Near Optimal Control of Fuel Cell Hybrid Electric Vehicles in Real-Time
2016-01-1390
04/05/2016
- Event
- Content
- The development of an energy management system for a fuel cell hybrid electric vehicle (FCHEV) based on single step dynamic programming (SSDP) is described in this paper. The SSDP method is used to minimize a weighted cost of hydrogen and battery degradation with the latter being controlled to carry out charge-depleting (CD) as well as charge-sustaining (CS) strategies with simple lower bound enforcement or relaxation. The problem formulation accounts for the power balance at each stage, the fuel cell and battery power limits, the battery state-of-charge limits, and the ramp-rates constraints of the fuel cell and battery. Its chief advantage over forward dynamic programming (DP) or other formal optimization methods is that it does not require the speed forecast of the whole drive cycle but requires only a one-step-ahead speed forecast. As such it can readily be implemented in real-time to do a “near optimal” scheduling of the battery and fuel cell under CS or CD strategies without revising any rule base or program code. This paper will investigate the operational characteristics of the SSDP and will propose procedures to set the battery cost parameter which is theoretically the incremental cost of the fuel cell at average demand. In this work, the battery cost parameter is calculated based on a moving average method that calculates the average demand over a number of the previous observed demands. The paper also uses the same procedure as that of the DP to relax or tighten the battery state-of-charge lower bound in order to allow operation in CS or CD strategies.

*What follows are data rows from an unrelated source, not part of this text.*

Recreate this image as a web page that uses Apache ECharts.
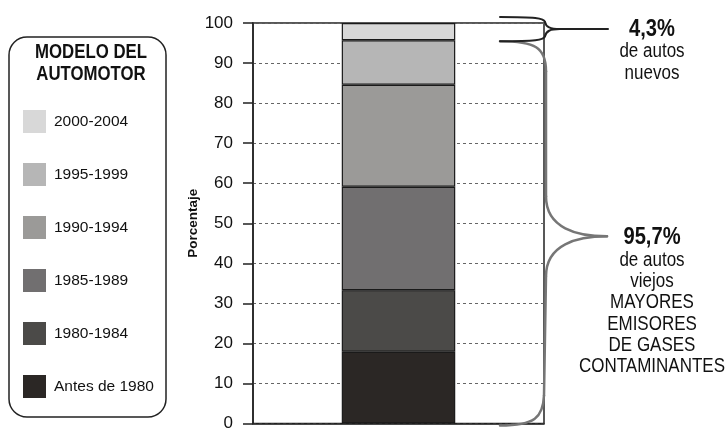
<!DOCTYPE html>
<html>
<head>
<meta charset="utf-8">
<script src="https://cdn.jsdelivr.net/npm/echarts@6/dist/echarts.min.js"></script>
<style>
html,body{margin:0;padding:0;background:#fff;}
#c{width:727px;height:432px;}
</style>
</head>
<body>
<div id="c"></div>
<script>
// ---- data ----
const categories = ['Autos'];
const seriesNames = ['Antes de 1980', '1980-1984', '1985-1989', '1990-1994', '1995-1999', '2000-2004'];
const seriesValues = [17.9, 15.4, 25.8, 25.5, 11.1, 4.3];
const seriesColors = ['#2b2725', '#4b4a48', '#716f70', '#9b9a98', '#b6b6b6', '#d8d8d8'];
const yTicks = [0, 10, 20, 30, 40, 50, 60, 70, 80, 90, 100];
const legendTitle = ['MODELO DEL', 'AUTOMOTOR'];
const yAxisName = 'Porcentaje';
const newLines = ['de autos', 'nuevos'];
const oldLines = ['de autos', 'viejos', 'MAYORES', 'EMISORES', 'DE GASES', 'CONTAMINANTES'];

const FONT = "'Liberation Sans',Arial,sans-serif";
const chart = echarts.init(document.getElementById('c'), null, {renderer: 'canvas'});

const series = seriesNames.map((n, i) => ({
  name: n,
  type: 'bar',
  stack: 'total',
  barWidth: '39%',
  data: [seriesValues[i]],
  itemStyle: {color: seriesColors[i], borderColor: '#1a1a1a', borderWidth: 1.2},
  emphasis: {disabled: true}
}));

const option = {
  animation: false,
  backgroundColor: '#fff',
  legend: {
    orient: 'vertical', left: 18, top: 105,
    itemWidth: 23, itemHeight: 23, itemGap: 30,
    icon: 'rect', selectedMode: false,
    itemStyle: {borderWidth: 0},
    data: seriesNames.slice().reverse(),
    textStyle: {fontFamily: FONT, fontSize: 15.5, color: '#111', padding: [0, 0, 0, 3]}
  },
  grid: {left: 253, right: 183, top: 23, bottom: 6, show: true, borderColor: '#222', borderWidth: 1.5, containLabel: false},
  xAxis: {
    type: 'category', data: categories,
    axisLine: {lineStyle: {color: '#222', width: 1.5}},
    axisTick: {show: false}, axisLabel: {show: false}
  },
  yAxis: {
    type: 'value', min: yTicks[0], max: yTicks[yTicks.length - 1], interval: yTicks[1] - yTicks[0],
    name: yAxisName, nameLocation: 'middle', nameRotate: 90, nameGap: 44,
    nameTextStyle: {fontFamily: FONT, fontSize: 13.5, fontWeight: 'bold', color: '#111'},
    axisLine: {show: true, lineStyle: {color: '#222', width: 1.5}},
    axisTick: {show: true, length: 10, lineStyle: {color: '#222', width: 1.5}},
    axisLabel: {fontFamily: FONT, fontSize: 17, color: '#111', margin: 20},
    splitLine: {show: true, lineStyle: {color: '#666', width: 1, type: [3, 3]}}
  },
  series: series
};
chart.setOption(option);

// ---- annotations (braces) positioned from the axis scale ----
const newPct = seriesValues[seriesValues.length - 1];
const oldPct = +(100 - newPct).toFixed(1);
const fmt = v => v.toFixed(1).replace('.', ',') + '%';
const yp = v => chart.convertToPixel({yAxisIndex: 0}, v);

const yTop = yp(100) - 6;
const ySplit = yp(oldPct) + 1;
const yBot = yp(0) + 2;
const yMidS = (yTop + ySplit) / 2;
const yMidB = (ySplit + yBot) / 2 + 3;
const x0 = 500, xv = 546, tipB = 607;

function bz(x1, y1, c1x, c1y, c2x, c2y, x2, y2, stroke, w, z) {
  return {type: 'bezierCurve', shape: {x1: x1, y1: y1, cpx1: c1x, cpy1: c1y, cpx2: c2x, cpy2: c2y, x2: x2, y2: y2},
    style: {fill: null, stroke: stroke, lineWidth: w, lineCap: 'round'}, z: z};
}
function ln(x1, y1, x2, y2, stroke, w, z) {
  return {type: 'line', shape: {x1: x1, y1: y1, x2: x2, y2: y2}, style: {stroke: stroke, lineWidth: w, lineCap: 'round'}, z: z};
}
const G = '#767676', K = '#222';
const braces = [
  // big grey brace
  bz(x0, ySplit, x0 + 35, ySplit, xv, ySplit + 6, xv, ySplit + 30, G, 2.5, 10),
  ln(xv, ySplit + 30, xv, yMidB - 40, G, 2.5, 10),
  bz(xv, yMidB - 40, xv, yMidB - 8, tipB - 30, yMidB, tipB, yMidB, G, 2.5, 10),
  bz(tipB, yMidB, tipB - 30, yMidB, xv, yMidB + 8, xv, yMidB + 40, G, 2.5, 10),
  ln(xv, yMidB + 40, xv - 2, yBot - 30, G, 2.5, 10),
  bz(xv - 2, yBot - 30, xv - 3, yBot - 8, x0 + 35, yBot, x0, yBot, G, 2.5, 10),
  // small dark brace
  bz(x0, yTop, x0 + 35, yTop, xv - 2, yTop + 1, xv - 1, yTop + 5, K, 2, 11),
  bz(xv - 1, yTop + 5, xv, yMidS - 2, xv + 4, yMidS, xv + 14, yMidS, K, 2, 11),
  bz(xv + 14, yMidS, xv + 4, yMidS, xv, yMidS + 2, xv - 1, ySplit - 5, K, 2, 11),
  bz(xv - 1, ySplit - 5, xv - 2, ySplit - 1, x0 + 35, ySplit, x0, ySplit, K, 2, 11),
  ln(xv + 14, yMidS, 608, yMidS, K, 2, 11)
];

const cx = 652;
function txt(t, x, y, size, bold, sx) {
  return {type: 'text', x: x, y: y, scaleX: sx, z: 12,
    style: {text: t, font: `${bold ? 'bold ' : ''}${size}px ${FONT}`, fill: '#111', align: 'center', verticalAlign: 'middle'}};
}
const texts = [];
texts.push(txt(fmt(newPct), cx, yMidS, 24, true, 0.84));
newLines.forEach((t, i) => texts.push(txt(t, cx, yMidS + 22 + i * 22, 20, false, 0.85)));
texts.push(txt(fmt(oldPct), cx, yMidB + 1, 24, true, 0.84));
oldLines.forEach((t, i) => texts.push(txt(t, cx, yMidB + 24 + i * 21.3, 20, false, 0.85)));
legendTitle.forEach((t, i) => texts.push(txt(t, 91, 52 + i * 22, 21, true, 0.8)));

chart.setOption({
  graphic: [
    {type: 'rect', shape: {x: 9, y: 37, width: 157, height: 380, r: 18}, style: {fill: null, stroke: '#222', lineWidth: 1.5}, z: 1}
  ].concat(braces, texts)
});
</script>
</body>
</html>
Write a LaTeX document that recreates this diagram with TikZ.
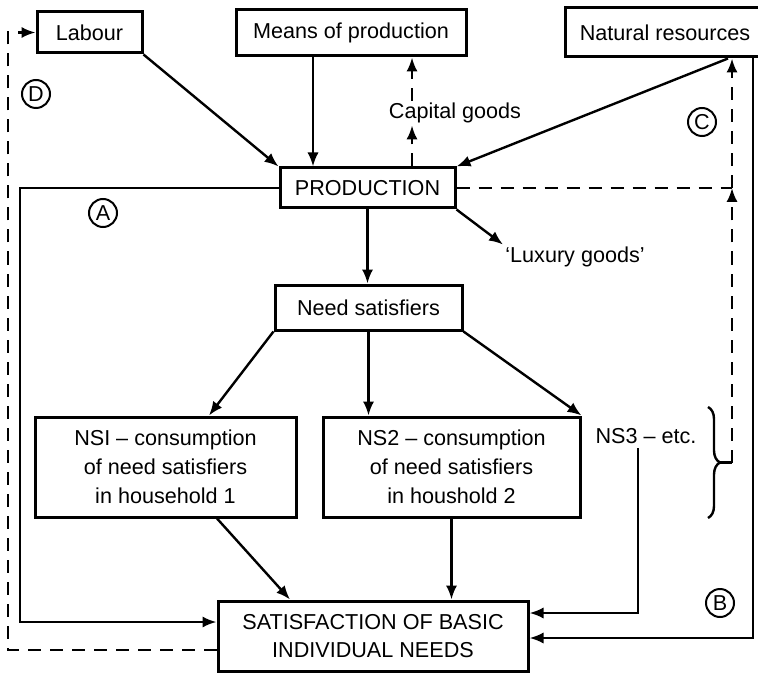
\documentclass[tikz,border=0pt]{standalone}
\usepackage{fontspec}
\setmainfont{Liberation Sans}
\usetikzlibrary{arrows.meta,decorations.pathreplacing,calc}
\begin{document}
\begin{tikzpicture}[x=0.5pt,y=-0.5pt,
  font=\fontsize{10.8}{14.4}\selectfont,
  box/.style={draw,line width=1.5pt,inner sep=0pt,align=center},
  conn/.style={line width=1.2pt},
  arr/.style={conn,-{Latex[length=7pt,width=5.6pt]}},
  dsh/.style={dash pattern=on 6.5pt off 4.5pt},
  tag/.style={draw,circle,line width=1pt,minimum size=14pt,inner sep=0pt}
]
\useasboundingbox (0,0) rectangle (758,673);

% boxes
\node[box,minimum width=52.5pt,minimum height=20.5pt] (lab) at (89.5,32.5) {Labour};
\node[box,minimum width=115pt,minimum height=23pt] (mop) at (351,33) {Means of production};
\node[box,minimum width=100pt,minimum height=24.5pt] (nat) at (665,32.5) {Natural resources};
\node[box,minimum width=87.5pt,minimum height=20pt] (prod) at (367.5,188) {PRODUCTION};
\node[box,minimum width=93.5pt,minimum height=22.5pt] (need) at (368.5,307.5) {Need satisfiers};
\node[box,minimum width=130.5pt,minimum height=50pt] (ns1) at (165.5,467)
  {NSI -- consumption\\of need satisfiers\\in household 1};
\node[box,minimum width=128.5pt,minimum height=50pt] (ns2) at (451.5,467)
  {NS2 -- consumption\\of need satisfiers\\in houshold 2};
\node[box,minimum width=155pt,minimum height=35pt] (sat) at (373,636)
  {SATISFACTION OF BASIC\\INDIVIDUAL NEEDS};

% free labels
\node[inner sep=1pt] (cap) at (455,113) {Capital goods};
\node[anchor=west,inner sep=1pt] (lux) at (503,257) {`Luxury goods'};
\node[inner sep=2pt] (ns3) at (646,436) {NS3 -- etc.};

% circled loop letters
\node[tag] (cD) at (36,94) {D};
\node[tag] (cA) at (103,213) {A};
\node[tag] (cC) at (702,122) {C};
\node[tag] (cB) at (720,603) {B};

% guide positions for the connectors
\coordinate (xm) at (313,0);
\coordinate (xc) at (412,0);
\coordinate (xn) at (728,0);
\coordinate (xr) at (732,0);
\coordinate (xb) at (753,0);
\coordinate (xa) at (20,0);
\coordinate (xd) at (8,0);
\coordinate (x1a) at (217,0);
\coordinate (x1b) at (290,0);
\coordinate (t1) at (209,0);
\coordinate (x3) at (638,0);
\coordinate (ya) at (0,622);
\coordinate (yb) at (0,638);
\coordinate (yd) at (0,650);
\coordinate (y3) at (0,613);
\coordinate (bt) at (720,462.5);

% inputs to production
\draw[arr] (lab.south east) -- (prod.north west);
\draw[arr] (mop.south -| xm) -- (prod.north -| xm);
\draw[arr] (nat.south -| xn) -- (prod.north east);
\draw[arr,dsh] (prod.north -| xc) -- (cap.south -| xc);
\draw[arr,dsh] (cap.north -| xc) -- (mop.south -| xc);

% outputs of production
\draw[arr] (prod.south east) -- (lux.north west);
\draw[arr] (prod.south) -- (prod.south |- need.north);
\draw[arr] (need.south west) -- (t1 |- ns1.north);
\draw[arr] (need.south) -- (need.south |- ns2.north);
\draw[arr] (need.south east) -- (ns2.north east);

% consumption to satisfaction
\draw[arr] (ns1.south -| x1a) -- (sat.north -| x1b);
\draw[arr] (ns2.south) -- (ns2.south |- sat.north);
\draw[arr] (ns3.south -| x3) -- (y3 -| x3) -- (sat.east |- y3);

% brace over the households and return to natural resources
\draw[line width=1.2pt,decorate,decoration={brace,amplitude=6pt}] (708,407) -- (708,518);
\draw[conn] (bt) -- (bt -| xr);
\draw[arr,dsh] (bt -| xr) -- (prod.east -| xr);
\draw[arr,dsh] (prod.east -| xr) -- (nat.south -| xr);
\draw[conn,dsh] (prod.east) -- (prod.east -| xr);

% loops A, B, D
\draw[arr] (prod.west) -- (prod.west -| xa) -- (ya -| xa) -- (sat.west |- ya);
\draw[arr] (nat.south -| xb) -- (yb -| xb) -- (sat.east |- yb);
\draw[arr,dsh] (sat.west |- yd) -- (yd -| xd) -- (lab.west -| xd) -- (lab.west);
\end{tikzpicture}
\end{document}
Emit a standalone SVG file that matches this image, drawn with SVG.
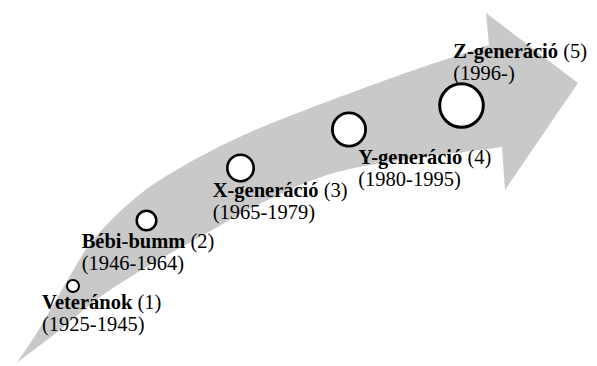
<svg xmlns="http://www.w3.org/2000/svg" width="597" height="366" viewBox="0 0 597 366">
  <style>
    .band { fill: #c9c9c9; stroke: none; }
    .dot { fill: #ffffff; stroke: #000000; }
    .lbl { font-family: "Liberation Serif", "Times New Roman", serif; font-size: 20.5px; fill: #000000; }
    .b { font-weight: bold; }
  </style>

  <!-- curved timeline arrow in the background -->
  <g id="timeline-arrow">
    <path class="band" d="M 16,364
      C 19.7,358.5 29.5,344.8 38,331
      C 46.5,317.2 57.8,296.2 67,281
      C 76.2,265.8 82,253.5 93,240
      C 104,226.5 119.7,211.3 133,200
      C 146.3,188.7 156.3,182 173,172
      C 189.7,162 211.8,150 233,140
      C 254.2,130 272.2,122.8 300,112
      C 327.8,101.2 368.5,86.2 400,75
      C 431.5,63.8 474.2,50 489,45
      L 486,13 L 578,83 L 505,190 L 502,147
      C 476.7,150.7 388.7,160.3 350,169
      C 311.3,177.7 294.2,188.2 270,199
      C 245.8,209.8 225,223 205,234
      C 185,245 167.5,254.5 150,265
      C 132.5,275.5 115.8,285.5 100,297
      C 84.2,308.5 69.2,323 55,334
      C 40.8,345 21.7,358.2 16,364 Z"/>
  </g>

  <g id="connectors"></g>

  <g id="veteranok">
    <circle class="dot" cx="73" cy="286" r="6" stroke-width="2"/>
    <text class="lbl" x="42" y="309"><tspan class="b">Veteránok</tspan> (1)</text>
    <text class="lbl" x="42" y="330.5">(1925-1945)</text>
  </g>

  <g id="bebi-bumm">
    <circle class="dot" cx="146.5" cy="220.5" r="9.8" stroke-width="2.5"/>
    <text class="lbl" x="81.7" y="248.3"><tspan class="b">Bébi-bumm</tspan> (2)</text>
    <text class="lbl" x="81.7" y="270">(1946-1964)</text>
  </g>

  <g id="x-generacio">
    <circle class="dot" cx="240.5" cy="168" r="13.2" stroke-width="2.6"/>
    <text class="lbl" x="212.7" y="197"><tspan class="b">X-generáció</tspan> (3)</text>
    <text class="lbl" x="212.7" y="218.5">(1965-1979)</text>
  </g>

  <g id="y-generacio">
    <circle class="dot" cx="349" cy="129.5" r="16.6" stroke-width="2.8"/>
    <text class="lbl" x="358.3" y="164"><tspan class="b">Y-generáció</tspan> (4)</text>
    <text class="lbl" x="358.3" y="185.7">(1980-1995)</text>
  </g>

  <g id="z-generacio">
    <circle class="dot" cx="461.5" cy="105.5" r="21.8" stroke-width="3"/>
    <text class="lbl" x="453.3" y="58.3"><tspan class="b">Z-generáció</tspan> (5)</text>
    <text class="lbl" x="453.3" y="80">(1996-)</text>
  </g>
</svg>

The results obtained by the SSDP method will be compared to those obtained by the DP in terms of fuel utilization and battery degradation over the Highway Fuel Economy Driving Schedule (HWFET) and the Urban Dynamometer Driving Schedule (UDDS) for different car designs.
- Pages
- 10
- Citation
- Majed, C., Karaki, S., Jabr, R., and Panik, F., "Near Optimal Control of Fuel Cell Hybrid Electric Vehicles in Real-Time," SAE Technical Paper 2016-01-1390, 2016, https://doi.org/10.4271/2016-01-1390.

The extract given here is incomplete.